I sometimes wonder what Space 1999's message is, because so much of it is about passively accepting what is happening. That's not a dig at the suspension of disbelief required, by the way. In this episode, for example, the "fix" is to let the two Moons crash into each other, which somehow magically dispels the anomalous reality, with the Moon finding itself in yet another part of space. This is not unlike Collision Course, in which the Moon had to touch a planet for disaster to be averted. Counter-intuitive, to say the least. But when you think about it, the premise itself is about accepting you have no control over life's journey, while simultaneously showing Alphans make big decisions and not leave it all up to Computer. Is that supposed to be Zen or something? Only be accepting you have no control can you take control of the things that really matter, which is how you deal with the loss of control? I don't know, but perhaps framing the narrative in that way salvages it somewhat..?

HEY, ISN'T THAT... Judy Geeson as Regina; she was the British neighbor across the hall from the Buchmans on Mad About You, and Sandrine, the holographic owner of a bar in Marseille on a couple episodes of Star Trek Voyager.

REWATCHABILITY: Medium - If it had gotten to Earth sooner, and explored the Alphan society there a little more... but no, it's entirely too concerned with a character we've never met yet are expected to care about, then resolving everything with some major hand-waving.


Jeremy Patrick said...

"But there's something wrong, as a character we've never met, Regina (that's with a hard "g", which I find quite strange)"

This blows my mind too. The only explanation I can think of is that, in the alternate future you describe, mankind has evolved past the primitive need for soft "g's"

Siskoid said...

Possibly, she's not meant to be ethnically Anglo, but the actress doesn't exhibit non-British accent, so who knows.

Anonymous said...

I get the feeling that a lot of the problem with "Space: 1999" is, the genre of science fiction simply hadn't matured enough by the 1970s to have a sense of what works and what doesn't. Yes, science fiction had been around for some time, but the 1970s is about when a mainstream interest started to manifest. And with mainstream interest comes a different set of criteria for good storytelling.

I'm going to take "Firefly" as an example. There was a time when, if you were into science fiction (and you chafed at the term "sci-fi" as being too cutesy), a novel about space rebels traveling around and worrying about technical stuff was adequate, because it's science fiction. But put that before a mainstream audience and they'll want more: engaging characters, comic timing, interpersonal drama. That's a new set of criteria that previous generations of science fiction writers were maybe not so versed at. A new influx of expectations makes the genre stronger, but it means an uncomfortable transition period where the science fiction hasn't caught up yet.

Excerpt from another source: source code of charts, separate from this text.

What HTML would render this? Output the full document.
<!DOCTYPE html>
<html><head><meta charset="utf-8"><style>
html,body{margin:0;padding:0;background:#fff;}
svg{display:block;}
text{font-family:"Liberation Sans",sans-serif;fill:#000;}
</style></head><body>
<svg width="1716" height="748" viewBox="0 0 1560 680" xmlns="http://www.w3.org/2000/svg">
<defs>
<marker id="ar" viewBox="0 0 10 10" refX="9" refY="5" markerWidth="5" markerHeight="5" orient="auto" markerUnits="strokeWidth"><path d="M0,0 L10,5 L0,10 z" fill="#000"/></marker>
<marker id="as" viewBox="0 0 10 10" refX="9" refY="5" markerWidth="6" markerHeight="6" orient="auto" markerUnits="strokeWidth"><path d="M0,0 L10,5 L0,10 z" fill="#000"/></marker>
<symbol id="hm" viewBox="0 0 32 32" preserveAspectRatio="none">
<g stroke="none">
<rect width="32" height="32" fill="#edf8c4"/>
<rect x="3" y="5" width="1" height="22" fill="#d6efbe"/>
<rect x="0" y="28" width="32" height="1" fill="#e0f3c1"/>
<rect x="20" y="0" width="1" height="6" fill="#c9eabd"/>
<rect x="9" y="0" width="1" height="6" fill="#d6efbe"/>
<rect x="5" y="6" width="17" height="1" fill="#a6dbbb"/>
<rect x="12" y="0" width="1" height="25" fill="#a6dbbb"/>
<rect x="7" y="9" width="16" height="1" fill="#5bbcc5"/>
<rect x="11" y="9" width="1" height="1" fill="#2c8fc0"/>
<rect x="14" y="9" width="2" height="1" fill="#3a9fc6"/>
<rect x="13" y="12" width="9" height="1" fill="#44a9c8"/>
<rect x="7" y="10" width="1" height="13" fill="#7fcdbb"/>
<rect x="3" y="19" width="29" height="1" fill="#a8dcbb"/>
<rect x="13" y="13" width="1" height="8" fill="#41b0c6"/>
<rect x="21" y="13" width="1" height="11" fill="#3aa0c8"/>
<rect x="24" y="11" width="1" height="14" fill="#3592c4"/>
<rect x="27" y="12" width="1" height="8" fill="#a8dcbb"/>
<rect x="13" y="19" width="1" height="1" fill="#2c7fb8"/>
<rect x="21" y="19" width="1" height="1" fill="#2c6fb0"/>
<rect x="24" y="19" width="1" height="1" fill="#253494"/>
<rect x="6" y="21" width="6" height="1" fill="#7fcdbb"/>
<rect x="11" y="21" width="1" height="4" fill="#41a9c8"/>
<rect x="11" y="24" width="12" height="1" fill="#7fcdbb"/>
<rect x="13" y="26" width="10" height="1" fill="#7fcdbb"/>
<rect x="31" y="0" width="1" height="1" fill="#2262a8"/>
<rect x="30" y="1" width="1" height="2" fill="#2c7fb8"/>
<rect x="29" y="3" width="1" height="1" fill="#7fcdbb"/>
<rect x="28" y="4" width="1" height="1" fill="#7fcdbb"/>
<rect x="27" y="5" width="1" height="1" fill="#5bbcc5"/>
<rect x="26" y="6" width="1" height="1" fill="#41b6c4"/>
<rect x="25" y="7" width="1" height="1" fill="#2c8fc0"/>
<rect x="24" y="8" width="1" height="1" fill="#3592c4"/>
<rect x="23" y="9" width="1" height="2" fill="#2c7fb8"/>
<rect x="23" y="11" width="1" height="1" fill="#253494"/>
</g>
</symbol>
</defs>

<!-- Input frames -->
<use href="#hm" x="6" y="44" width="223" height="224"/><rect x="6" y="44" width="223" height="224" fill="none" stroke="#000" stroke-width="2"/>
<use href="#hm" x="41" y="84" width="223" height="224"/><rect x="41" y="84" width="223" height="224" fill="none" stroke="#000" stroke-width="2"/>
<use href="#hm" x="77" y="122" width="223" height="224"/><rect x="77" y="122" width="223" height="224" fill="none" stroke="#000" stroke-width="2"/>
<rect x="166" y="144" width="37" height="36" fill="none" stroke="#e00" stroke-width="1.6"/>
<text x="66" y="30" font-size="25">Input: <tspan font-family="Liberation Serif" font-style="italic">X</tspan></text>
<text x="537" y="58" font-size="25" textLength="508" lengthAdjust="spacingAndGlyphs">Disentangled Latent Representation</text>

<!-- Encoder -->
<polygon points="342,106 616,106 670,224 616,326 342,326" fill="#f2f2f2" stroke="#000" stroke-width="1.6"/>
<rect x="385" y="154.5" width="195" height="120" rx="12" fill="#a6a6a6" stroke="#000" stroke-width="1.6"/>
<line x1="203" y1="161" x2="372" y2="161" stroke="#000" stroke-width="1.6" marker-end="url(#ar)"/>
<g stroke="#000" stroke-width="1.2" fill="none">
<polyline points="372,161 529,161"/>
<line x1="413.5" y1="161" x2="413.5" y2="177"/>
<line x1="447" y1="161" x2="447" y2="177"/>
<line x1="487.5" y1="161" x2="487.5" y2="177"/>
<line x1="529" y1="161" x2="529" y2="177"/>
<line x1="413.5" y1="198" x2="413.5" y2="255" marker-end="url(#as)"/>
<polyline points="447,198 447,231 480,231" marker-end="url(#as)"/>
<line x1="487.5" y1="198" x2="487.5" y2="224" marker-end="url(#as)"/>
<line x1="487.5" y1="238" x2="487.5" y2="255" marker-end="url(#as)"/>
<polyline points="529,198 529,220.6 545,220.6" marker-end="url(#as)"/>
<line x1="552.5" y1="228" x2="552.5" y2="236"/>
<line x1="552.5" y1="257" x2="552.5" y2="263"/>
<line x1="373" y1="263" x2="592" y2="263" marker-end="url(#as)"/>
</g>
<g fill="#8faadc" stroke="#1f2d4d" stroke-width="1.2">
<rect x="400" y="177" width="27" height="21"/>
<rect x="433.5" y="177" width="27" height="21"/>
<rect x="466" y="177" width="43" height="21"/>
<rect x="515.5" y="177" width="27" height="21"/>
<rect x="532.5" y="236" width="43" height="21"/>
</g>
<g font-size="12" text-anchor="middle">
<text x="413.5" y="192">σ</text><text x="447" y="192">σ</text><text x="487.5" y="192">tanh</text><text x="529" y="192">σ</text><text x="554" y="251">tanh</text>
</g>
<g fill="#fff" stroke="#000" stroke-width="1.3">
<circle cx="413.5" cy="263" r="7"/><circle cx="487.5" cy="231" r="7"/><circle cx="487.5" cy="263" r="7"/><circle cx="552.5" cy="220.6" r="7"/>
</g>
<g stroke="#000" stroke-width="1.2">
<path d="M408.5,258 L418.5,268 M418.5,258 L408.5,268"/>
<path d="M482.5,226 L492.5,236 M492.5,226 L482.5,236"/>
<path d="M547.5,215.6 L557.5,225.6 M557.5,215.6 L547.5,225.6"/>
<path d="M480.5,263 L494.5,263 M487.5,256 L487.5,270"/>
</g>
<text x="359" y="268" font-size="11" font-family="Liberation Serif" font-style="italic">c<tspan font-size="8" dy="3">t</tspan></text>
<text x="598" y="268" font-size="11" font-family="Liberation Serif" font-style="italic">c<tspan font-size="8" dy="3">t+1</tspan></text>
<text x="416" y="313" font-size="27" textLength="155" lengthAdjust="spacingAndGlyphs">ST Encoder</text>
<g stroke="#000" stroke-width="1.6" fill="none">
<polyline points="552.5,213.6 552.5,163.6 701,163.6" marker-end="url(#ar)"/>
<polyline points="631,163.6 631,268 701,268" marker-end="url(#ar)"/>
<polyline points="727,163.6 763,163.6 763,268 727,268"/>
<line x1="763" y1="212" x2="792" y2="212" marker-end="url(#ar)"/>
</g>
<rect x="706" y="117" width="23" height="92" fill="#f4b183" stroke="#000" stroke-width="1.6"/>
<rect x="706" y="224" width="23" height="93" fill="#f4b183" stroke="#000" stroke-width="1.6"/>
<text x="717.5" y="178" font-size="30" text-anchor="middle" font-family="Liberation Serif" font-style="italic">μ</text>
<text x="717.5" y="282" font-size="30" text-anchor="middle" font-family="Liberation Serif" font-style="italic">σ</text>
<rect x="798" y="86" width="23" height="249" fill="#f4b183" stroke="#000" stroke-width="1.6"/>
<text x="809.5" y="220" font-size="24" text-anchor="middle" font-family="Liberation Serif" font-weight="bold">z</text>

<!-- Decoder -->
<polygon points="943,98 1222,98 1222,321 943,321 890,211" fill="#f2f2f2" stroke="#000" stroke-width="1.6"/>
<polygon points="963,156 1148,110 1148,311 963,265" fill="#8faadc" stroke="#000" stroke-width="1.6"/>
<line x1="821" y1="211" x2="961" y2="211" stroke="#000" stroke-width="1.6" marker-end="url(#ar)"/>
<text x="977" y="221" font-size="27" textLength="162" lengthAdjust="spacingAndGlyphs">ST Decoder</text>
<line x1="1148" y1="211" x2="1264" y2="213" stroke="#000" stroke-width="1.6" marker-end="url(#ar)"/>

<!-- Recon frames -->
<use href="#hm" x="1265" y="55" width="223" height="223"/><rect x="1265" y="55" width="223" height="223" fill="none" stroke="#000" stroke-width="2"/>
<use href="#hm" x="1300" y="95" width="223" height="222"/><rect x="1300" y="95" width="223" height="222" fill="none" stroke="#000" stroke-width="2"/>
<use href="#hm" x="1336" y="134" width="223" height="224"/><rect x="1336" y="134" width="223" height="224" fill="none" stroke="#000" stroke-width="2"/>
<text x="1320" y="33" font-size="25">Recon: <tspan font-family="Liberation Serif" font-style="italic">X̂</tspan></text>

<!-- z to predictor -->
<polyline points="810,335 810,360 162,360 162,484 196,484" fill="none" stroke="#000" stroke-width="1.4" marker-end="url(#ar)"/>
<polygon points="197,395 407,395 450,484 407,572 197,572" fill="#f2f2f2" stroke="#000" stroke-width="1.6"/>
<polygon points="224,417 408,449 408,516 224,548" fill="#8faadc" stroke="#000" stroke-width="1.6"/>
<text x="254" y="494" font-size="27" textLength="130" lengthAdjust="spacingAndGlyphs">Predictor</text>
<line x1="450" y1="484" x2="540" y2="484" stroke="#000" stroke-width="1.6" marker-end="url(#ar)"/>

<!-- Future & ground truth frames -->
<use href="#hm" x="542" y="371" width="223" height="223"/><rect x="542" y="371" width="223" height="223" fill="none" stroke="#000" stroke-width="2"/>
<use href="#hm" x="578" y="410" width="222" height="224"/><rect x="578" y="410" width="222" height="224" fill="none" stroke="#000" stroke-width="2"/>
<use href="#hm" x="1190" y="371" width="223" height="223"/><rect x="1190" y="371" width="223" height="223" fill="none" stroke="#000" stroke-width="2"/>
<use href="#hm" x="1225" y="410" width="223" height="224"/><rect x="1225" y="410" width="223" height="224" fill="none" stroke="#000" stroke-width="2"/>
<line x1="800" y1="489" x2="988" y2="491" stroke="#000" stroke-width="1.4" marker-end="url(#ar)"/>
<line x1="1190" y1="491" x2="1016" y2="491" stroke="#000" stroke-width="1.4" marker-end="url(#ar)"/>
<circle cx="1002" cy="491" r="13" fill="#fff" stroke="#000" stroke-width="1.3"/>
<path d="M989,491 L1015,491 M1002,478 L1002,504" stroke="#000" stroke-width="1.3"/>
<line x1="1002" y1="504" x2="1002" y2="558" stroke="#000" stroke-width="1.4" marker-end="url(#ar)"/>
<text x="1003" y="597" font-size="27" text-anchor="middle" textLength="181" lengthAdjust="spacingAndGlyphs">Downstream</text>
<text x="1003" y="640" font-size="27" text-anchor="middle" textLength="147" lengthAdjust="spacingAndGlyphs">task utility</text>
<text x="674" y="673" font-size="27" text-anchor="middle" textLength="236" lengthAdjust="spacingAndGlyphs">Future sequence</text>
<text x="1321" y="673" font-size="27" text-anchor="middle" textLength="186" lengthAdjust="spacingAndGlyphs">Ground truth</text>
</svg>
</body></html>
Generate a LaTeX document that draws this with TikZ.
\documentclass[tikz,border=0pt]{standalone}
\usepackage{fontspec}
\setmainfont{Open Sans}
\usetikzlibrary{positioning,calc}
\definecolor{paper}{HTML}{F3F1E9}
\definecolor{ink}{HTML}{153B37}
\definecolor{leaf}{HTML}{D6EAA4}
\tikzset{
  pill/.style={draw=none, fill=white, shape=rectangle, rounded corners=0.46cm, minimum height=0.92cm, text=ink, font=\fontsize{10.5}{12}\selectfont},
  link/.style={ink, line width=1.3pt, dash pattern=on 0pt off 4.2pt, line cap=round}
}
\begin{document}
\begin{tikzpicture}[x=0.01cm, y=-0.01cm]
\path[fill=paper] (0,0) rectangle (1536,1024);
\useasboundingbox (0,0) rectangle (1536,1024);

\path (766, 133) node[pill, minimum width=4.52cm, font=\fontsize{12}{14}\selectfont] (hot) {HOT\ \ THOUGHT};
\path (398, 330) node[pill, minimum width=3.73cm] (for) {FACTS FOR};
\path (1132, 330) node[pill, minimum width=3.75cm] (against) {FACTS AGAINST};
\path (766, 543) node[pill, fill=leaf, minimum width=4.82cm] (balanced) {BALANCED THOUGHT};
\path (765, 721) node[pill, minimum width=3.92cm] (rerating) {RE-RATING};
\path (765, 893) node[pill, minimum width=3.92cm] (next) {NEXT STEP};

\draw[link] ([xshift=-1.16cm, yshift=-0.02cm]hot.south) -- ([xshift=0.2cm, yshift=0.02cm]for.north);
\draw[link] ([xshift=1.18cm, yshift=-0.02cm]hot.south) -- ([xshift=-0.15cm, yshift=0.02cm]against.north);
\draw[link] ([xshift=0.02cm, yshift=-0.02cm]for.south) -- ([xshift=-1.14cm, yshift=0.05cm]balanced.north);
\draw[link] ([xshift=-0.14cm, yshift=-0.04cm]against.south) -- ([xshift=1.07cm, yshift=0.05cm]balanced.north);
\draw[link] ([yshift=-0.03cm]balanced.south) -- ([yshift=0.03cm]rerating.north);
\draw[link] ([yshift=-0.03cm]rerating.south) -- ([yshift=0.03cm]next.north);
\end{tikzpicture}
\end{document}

I think you see where I'm going with this, in terms of "Space: 1999". The show didn't have a sense of what works and what doesn't, and just sort of barreled through obliviously in the first season. Come the second season we're going to see them recognize and try to address some of the first season problems, but ye gods it will be one step forward and two steps back. I just did a quick Youtube pass-thru on "Brian the Brain", and it's ten times worse than I'd remembered.

If there were to be a series epitaph for "Space: 1999", I think it would be: "Let us learn from our mistakes".

As reCAPTCHA might say, bound and gagged and forced to watch the series as one long marathon: "hrycturr rmlytuf".

Siskoid said...

Definitely. Older SF is much more concerned with plot mechanics than it is character development, sometimes too much.